## Your goal
Give back, exactly as it appears, the run of lines opening with the one containing "Give me the" and closing with the one containing "const yTicksEq = [0, 0.1, 0.2, 0.3, 0.4, 0.5];". Nothing outside that run should appear.

## BEGIN

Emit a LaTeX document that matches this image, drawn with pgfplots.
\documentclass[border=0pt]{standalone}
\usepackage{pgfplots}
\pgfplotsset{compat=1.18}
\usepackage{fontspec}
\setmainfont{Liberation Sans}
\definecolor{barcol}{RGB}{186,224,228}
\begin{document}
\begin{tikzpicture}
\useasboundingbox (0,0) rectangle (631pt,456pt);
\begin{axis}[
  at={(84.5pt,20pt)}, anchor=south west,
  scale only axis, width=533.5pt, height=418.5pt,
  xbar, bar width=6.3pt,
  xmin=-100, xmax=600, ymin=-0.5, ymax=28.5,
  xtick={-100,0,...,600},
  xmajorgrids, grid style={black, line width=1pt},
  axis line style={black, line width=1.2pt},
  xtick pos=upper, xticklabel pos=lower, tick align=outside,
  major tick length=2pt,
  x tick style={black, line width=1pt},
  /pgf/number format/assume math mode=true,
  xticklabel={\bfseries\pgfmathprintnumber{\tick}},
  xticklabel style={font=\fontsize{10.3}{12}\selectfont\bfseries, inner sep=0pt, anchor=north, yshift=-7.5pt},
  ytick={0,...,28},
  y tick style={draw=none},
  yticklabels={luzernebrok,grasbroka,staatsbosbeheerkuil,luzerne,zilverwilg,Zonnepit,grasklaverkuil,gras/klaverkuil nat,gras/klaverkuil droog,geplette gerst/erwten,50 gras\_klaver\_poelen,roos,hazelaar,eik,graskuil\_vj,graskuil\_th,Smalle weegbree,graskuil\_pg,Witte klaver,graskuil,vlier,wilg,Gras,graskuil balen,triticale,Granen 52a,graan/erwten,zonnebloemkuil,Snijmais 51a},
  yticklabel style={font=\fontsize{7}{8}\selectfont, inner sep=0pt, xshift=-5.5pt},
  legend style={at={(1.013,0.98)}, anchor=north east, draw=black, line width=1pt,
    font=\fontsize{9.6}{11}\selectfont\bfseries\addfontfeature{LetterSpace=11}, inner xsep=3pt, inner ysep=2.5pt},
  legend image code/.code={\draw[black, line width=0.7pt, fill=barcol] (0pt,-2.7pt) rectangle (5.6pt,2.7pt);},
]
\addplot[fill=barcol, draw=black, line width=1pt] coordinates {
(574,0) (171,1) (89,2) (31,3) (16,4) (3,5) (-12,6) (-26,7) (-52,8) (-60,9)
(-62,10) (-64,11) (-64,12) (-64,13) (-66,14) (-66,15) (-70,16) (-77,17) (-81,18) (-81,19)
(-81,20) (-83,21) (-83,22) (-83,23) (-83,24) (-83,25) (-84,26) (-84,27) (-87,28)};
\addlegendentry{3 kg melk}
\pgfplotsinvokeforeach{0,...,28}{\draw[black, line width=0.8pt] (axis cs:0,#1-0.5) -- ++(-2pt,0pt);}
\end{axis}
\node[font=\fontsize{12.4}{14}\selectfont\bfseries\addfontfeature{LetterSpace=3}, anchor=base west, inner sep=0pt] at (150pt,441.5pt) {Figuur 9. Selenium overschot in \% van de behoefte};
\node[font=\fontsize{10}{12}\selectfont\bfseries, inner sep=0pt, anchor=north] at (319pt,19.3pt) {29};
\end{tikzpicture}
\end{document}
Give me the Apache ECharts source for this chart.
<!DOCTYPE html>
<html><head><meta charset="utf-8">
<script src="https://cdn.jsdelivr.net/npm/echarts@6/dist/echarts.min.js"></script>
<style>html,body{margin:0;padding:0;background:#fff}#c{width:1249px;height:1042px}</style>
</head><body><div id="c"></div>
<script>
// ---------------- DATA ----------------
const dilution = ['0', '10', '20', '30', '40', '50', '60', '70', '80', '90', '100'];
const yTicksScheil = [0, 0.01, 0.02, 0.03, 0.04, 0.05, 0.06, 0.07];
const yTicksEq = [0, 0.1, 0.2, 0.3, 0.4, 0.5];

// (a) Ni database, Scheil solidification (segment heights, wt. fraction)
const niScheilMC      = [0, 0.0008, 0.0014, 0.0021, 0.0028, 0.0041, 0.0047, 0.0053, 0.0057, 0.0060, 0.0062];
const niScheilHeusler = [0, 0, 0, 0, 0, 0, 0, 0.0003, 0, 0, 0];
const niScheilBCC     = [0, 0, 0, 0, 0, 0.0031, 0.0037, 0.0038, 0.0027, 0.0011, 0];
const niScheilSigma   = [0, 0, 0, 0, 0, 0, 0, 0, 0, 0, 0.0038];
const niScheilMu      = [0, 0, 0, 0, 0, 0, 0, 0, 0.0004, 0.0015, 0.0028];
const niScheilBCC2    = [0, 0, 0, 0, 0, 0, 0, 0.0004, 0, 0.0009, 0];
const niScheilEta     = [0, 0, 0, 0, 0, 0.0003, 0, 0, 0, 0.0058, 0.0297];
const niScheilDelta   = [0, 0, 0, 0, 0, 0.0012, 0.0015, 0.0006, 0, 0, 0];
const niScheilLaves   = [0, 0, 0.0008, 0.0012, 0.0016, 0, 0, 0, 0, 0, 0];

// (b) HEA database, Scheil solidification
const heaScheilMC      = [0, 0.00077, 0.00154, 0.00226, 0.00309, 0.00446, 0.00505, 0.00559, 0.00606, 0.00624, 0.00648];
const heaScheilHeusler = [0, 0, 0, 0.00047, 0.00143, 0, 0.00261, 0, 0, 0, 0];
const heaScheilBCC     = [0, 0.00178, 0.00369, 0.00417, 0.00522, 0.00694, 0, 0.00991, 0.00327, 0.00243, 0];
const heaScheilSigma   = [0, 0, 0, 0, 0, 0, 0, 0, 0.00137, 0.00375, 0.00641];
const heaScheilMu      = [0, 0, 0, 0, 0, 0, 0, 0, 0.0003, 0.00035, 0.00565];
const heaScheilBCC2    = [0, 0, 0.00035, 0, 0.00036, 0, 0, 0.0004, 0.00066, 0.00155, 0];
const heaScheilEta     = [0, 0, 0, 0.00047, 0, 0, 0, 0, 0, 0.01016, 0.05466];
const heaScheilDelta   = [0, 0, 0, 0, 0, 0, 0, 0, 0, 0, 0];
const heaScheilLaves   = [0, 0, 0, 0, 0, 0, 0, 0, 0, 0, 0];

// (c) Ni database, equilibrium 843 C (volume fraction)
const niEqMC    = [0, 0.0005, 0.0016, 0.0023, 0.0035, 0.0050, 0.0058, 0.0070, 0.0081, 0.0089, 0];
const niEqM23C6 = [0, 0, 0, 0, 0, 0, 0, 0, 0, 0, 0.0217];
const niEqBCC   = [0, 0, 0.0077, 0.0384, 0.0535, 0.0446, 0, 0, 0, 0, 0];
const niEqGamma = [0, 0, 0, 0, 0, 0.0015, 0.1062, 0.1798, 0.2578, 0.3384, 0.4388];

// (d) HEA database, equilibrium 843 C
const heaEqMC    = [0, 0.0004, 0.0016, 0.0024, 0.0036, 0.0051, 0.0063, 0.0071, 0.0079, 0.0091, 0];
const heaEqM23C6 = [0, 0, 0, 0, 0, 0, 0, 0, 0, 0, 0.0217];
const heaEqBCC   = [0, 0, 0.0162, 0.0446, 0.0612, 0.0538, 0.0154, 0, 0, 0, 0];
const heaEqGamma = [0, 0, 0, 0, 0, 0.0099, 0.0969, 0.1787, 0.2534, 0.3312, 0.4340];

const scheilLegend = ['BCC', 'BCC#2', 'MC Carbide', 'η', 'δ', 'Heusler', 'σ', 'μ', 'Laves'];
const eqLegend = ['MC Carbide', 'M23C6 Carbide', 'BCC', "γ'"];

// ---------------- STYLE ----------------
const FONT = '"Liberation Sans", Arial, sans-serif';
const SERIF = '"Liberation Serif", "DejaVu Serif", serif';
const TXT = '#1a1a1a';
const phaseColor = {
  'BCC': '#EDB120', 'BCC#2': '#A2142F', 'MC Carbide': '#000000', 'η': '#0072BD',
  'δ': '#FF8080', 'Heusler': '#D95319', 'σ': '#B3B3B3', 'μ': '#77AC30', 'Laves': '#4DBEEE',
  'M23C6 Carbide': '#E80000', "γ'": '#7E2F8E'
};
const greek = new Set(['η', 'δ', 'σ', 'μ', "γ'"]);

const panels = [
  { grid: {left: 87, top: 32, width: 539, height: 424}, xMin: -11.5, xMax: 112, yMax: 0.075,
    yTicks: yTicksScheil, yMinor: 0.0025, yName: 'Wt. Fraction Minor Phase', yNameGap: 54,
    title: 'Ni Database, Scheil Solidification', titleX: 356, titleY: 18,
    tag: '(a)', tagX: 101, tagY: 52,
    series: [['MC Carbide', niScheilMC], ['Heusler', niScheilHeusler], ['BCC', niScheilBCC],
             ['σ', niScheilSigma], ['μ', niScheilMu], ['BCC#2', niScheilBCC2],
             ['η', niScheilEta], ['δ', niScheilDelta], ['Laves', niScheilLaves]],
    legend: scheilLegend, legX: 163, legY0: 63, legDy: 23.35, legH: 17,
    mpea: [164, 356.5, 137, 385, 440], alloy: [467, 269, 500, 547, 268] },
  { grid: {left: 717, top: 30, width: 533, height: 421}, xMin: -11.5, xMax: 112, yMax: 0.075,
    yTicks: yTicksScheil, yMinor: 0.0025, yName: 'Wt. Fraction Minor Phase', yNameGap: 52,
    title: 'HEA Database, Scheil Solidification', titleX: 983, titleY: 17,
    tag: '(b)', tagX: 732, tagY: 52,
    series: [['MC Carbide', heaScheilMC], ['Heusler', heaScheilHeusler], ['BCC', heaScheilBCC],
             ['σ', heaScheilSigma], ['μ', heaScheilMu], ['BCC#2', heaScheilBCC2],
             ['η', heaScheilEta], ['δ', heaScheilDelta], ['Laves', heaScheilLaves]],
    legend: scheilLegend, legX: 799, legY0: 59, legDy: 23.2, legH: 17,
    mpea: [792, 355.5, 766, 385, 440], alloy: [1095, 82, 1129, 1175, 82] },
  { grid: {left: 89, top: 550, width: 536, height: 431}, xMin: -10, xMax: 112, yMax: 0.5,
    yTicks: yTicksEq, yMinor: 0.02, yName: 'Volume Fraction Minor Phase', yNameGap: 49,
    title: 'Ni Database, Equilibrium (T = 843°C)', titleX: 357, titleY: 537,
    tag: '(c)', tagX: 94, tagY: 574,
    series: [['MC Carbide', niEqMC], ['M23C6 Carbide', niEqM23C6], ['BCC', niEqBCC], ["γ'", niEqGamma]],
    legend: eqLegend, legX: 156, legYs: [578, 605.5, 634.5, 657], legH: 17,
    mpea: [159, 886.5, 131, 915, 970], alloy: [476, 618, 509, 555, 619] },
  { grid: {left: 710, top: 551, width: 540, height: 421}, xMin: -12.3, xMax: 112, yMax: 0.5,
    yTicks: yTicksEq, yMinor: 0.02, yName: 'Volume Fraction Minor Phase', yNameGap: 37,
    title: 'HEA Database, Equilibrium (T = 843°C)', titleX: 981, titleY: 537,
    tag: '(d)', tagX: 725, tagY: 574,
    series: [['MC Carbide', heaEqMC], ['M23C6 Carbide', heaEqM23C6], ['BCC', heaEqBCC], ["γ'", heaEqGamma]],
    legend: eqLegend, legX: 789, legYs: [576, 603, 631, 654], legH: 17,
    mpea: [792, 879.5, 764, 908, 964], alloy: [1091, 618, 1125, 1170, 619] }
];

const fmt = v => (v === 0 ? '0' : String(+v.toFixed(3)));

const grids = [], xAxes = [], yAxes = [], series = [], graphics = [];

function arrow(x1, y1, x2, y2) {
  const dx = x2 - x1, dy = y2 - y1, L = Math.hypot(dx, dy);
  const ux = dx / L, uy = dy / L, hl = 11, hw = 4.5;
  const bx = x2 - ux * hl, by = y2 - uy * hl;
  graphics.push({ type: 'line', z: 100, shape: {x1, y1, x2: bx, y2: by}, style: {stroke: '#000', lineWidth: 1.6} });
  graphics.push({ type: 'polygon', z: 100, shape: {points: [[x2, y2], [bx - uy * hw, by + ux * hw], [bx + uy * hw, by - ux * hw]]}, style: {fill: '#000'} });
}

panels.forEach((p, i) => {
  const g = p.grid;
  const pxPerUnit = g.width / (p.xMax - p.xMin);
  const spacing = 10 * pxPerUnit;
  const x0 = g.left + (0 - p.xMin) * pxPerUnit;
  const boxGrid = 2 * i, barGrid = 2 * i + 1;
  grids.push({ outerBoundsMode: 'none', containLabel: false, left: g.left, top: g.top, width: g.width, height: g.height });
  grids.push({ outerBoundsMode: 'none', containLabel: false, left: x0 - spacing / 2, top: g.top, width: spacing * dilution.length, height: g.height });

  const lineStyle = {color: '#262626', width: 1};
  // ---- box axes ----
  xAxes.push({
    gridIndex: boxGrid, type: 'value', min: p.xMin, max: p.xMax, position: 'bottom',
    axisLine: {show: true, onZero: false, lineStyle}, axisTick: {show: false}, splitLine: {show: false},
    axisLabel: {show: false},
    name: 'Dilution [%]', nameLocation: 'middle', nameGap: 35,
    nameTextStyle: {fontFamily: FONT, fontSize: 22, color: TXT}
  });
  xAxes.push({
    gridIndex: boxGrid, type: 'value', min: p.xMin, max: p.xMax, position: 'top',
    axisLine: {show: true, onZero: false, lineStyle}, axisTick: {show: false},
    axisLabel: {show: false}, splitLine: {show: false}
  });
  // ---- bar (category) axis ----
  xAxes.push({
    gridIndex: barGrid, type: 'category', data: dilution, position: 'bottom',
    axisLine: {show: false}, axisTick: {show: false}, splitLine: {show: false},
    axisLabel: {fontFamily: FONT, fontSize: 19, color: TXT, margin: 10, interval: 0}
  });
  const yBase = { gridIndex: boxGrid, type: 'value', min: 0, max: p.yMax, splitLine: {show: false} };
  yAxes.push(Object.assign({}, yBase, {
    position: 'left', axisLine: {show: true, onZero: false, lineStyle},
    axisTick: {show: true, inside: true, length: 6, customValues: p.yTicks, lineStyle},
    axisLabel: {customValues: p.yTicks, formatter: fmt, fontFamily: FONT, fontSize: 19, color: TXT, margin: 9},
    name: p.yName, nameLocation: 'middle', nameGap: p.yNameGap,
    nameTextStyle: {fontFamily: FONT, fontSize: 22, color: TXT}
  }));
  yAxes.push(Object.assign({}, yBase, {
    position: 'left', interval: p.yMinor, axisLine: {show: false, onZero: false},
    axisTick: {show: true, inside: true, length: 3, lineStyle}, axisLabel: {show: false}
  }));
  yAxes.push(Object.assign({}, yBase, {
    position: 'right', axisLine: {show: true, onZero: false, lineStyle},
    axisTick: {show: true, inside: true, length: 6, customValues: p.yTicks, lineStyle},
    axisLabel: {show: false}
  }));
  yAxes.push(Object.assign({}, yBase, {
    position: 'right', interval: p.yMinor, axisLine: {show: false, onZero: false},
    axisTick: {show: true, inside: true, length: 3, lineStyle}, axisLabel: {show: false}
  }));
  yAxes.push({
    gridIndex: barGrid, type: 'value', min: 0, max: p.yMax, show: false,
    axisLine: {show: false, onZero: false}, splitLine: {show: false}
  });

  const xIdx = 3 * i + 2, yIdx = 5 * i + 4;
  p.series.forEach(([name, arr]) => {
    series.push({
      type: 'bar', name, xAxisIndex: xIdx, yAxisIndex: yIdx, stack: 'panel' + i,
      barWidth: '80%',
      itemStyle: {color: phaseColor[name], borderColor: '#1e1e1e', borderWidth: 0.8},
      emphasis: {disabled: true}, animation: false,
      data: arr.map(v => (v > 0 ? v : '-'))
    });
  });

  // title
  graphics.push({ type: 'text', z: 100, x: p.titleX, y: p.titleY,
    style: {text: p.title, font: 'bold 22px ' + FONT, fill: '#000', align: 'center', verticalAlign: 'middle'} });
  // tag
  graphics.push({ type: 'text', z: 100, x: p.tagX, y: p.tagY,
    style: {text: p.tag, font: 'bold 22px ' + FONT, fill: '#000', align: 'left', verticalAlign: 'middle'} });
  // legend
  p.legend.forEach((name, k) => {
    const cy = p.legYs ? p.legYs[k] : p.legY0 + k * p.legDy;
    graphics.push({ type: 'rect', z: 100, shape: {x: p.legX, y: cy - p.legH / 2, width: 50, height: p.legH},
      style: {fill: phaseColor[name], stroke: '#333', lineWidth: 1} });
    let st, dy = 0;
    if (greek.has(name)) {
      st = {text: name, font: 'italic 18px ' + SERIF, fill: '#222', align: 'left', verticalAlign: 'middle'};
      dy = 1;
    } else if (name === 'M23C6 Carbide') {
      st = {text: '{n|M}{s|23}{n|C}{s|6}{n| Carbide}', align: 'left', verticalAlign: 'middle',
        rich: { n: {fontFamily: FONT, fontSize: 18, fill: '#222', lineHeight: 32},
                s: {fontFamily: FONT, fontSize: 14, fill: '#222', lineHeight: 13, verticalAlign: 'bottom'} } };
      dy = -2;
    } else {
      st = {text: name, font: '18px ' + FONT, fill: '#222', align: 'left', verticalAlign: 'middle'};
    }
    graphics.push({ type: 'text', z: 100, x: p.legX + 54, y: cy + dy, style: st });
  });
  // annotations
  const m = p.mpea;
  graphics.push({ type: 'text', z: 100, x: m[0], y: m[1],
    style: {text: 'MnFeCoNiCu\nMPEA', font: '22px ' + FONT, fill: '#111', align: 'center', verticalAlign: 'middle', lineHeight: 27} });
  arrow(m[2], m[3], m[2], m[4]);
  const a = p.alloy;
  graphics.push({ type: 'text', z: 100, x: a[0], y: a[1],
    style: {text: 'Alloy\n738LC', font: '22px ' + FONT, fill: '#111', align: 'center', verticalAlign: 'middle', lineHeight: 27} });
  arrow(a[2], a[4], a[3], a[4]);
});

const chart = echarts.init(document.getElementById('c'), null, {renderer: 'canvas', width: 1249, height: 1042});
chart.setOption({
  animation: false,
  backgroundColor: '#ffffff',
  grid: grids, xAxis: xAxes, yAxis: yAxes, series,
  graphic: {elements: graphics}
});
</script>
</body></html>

## END

## The completed task
Give me the Apache ECharts source for this chart.
<!DOCTYPE html>
<html><head><meta charset="utf-8">
<script src="https://cdn.jsdelivr.net/npm/echarts@6/dist/echarts.min.js"></script>
<style>html,body{margin:0;padding:0;background:#fff}#c{width:1249px;height:1042px}</style>
</head><body><div id="c"></div>
<script>
// ---------------- DATA ----------------
const dilution = ['0', '10', '20', '30', '40', '50', '60', '70', '80', '90', '100'];
const yTicksScheil = [0, 0.01, 0.02, 0.03, 0.04, 0.05, 0.06, 0.07];
const yTicksEq = [0, 0.1, 0.2, 0.3, 0.4, 0.5];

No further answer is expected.